If you get some of them making a decent fist of singing an isolated aria into a microphone, so what? That's just the start of it. And in any case, I didn't notice any of them actually working from the score, just learning it by ear. If the point is to prove it's difficult, then the end result is caterwauling and anti-music.
If the objective is some stupid misguided attempt to bring opera to a ITV Friday night audience, that isn't going to work, either. There's no point saying that opera is about love, sex and death if you then get a bunch of amateurs failing to put any meaning into arias disconnected from their dramatic context and failing even to put surtitles on the screen. If you are sincere in that objective, you televise the very best singers performing well-rehearsed concerts, even if you're too scared to televise an actual opera with its sex and death and passion.
Why on earth should anybody without prior knowledge have a clue about the debauchery and cynicism of the rapist Duke of Mantua just from hearing a tune that's used for pasta sauce adverts? How can an audience judge whether the singer has conveyed the meaning of the song if they don't have any hint about the meaning? How can anybody fall in love with a song of any genre when it's badly sung? It wouldn't have taken much effort to have a brief description of the context; sub-titles would definitely have been a good thing.
I think, like Maestro, it may eventually demonstrate which of the contestants has innate musicality and which has a poor sense of pitch. But so what? They have their careers and their fans and they have demonstrated that they are good, or at least, successful, at what they do.
As for the panel, what can I say? Katherine Jenkins was out of her depth, even though she's pretty good at pretending. It's like someone's told her about her poor breath control and dodgy phrasing and it's now embedded in her head. And that's what she's going to keep going on about. She came over like a not-very-cool prefect on display at Speech Day and wanting the assembled parents and governors to know how seriously she takes her responsibility for the younger girls.
Lawrence Llewellyn-Bowen's comments were bland and inconsequential. Meatloaf is on something. I found him very entertaining even though he really was talking total nonsense. Rolando Villazón was trying to be fair and critical at the same time; he had the 'audacity' to criticise Danny Jones from McFly (who was probably almost the worst of the lot) and got booed by a crowd of demented hysterical McFly groupies who don't have a clue. The trouble is, Rolando is speaking from the heart and from years of experience, but in the end, what does it matter?

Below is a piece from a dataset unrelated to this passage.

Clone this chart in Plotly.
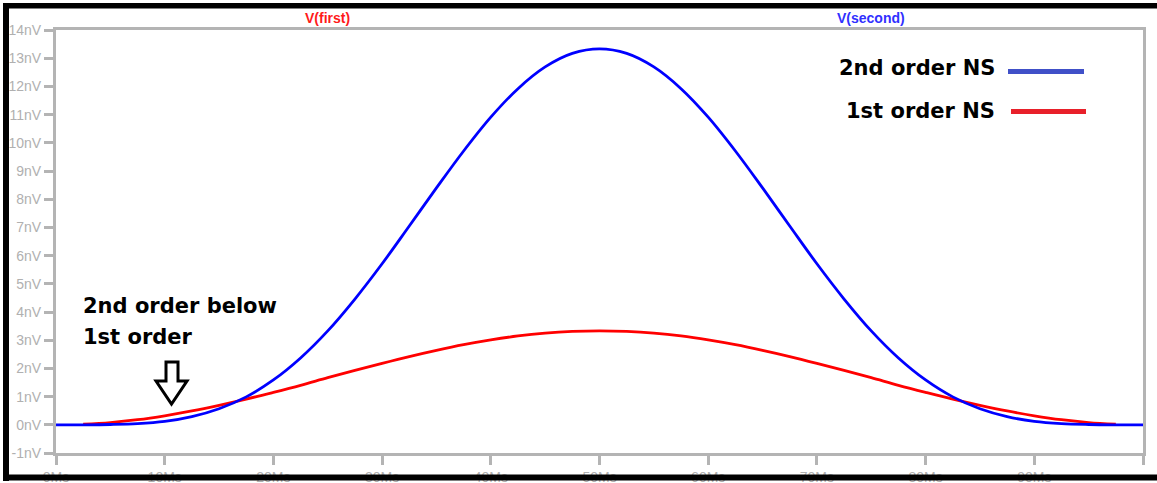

And as for the pop singers. Darius came over the most instinctively musical although with zero personality. Alex James was the only one who seemed to care about the character he was portraying - and did a splendid tuneless patter. As for the rest, some clearly have decent basic voices, but in general I think they all did worst in the areas where they ought to have done best - keeping to the tune and on pitch, and projecting some sort of personality, some sort of stage presence, that je ne sais quoi where the performer connects with the audience, irrespective of what the performance is. But it's all relative: not one of them sang in a way that could honestly be described as adequate.
Alan Titchmarsh was less annoying than I feared he would be. Jimmy's admitted to a sneaking admiration for Mylene Klass even though he didn't know who she was when he met her last May.
But the single most annoying thing, even more annoying than Katherine Jenkins was that for each singer, they were permitted to sing the opening phrase of their aria or song, and then the audience broke into applause and cheers. What was that - tune recognition? Do people seriously have to shout out loud if they recognise a tune? Bizarre. And as for those McFly fans, oh dear. I'm sure it said on the ticket application that no one under sixteen was allowed in. The way they screamed, I'm sure it was a bunch of 13-year-olds. And he wasn't any good. Bland, below pitch, and far too pleased with himself.
And then to cap it all, we had Camilla Kerslake singing. She is some 'soprano' discovered by Gary Barlow. I hadn't heard until I caught some of the Titmarsh show in the doctor's waiting room the other day. I have to say, dear reader, she actually makes Katherine Jenkins look polished; her high notes are thin and wavery, and although I suspect she was singing in English I simply couldn't tell a word she says.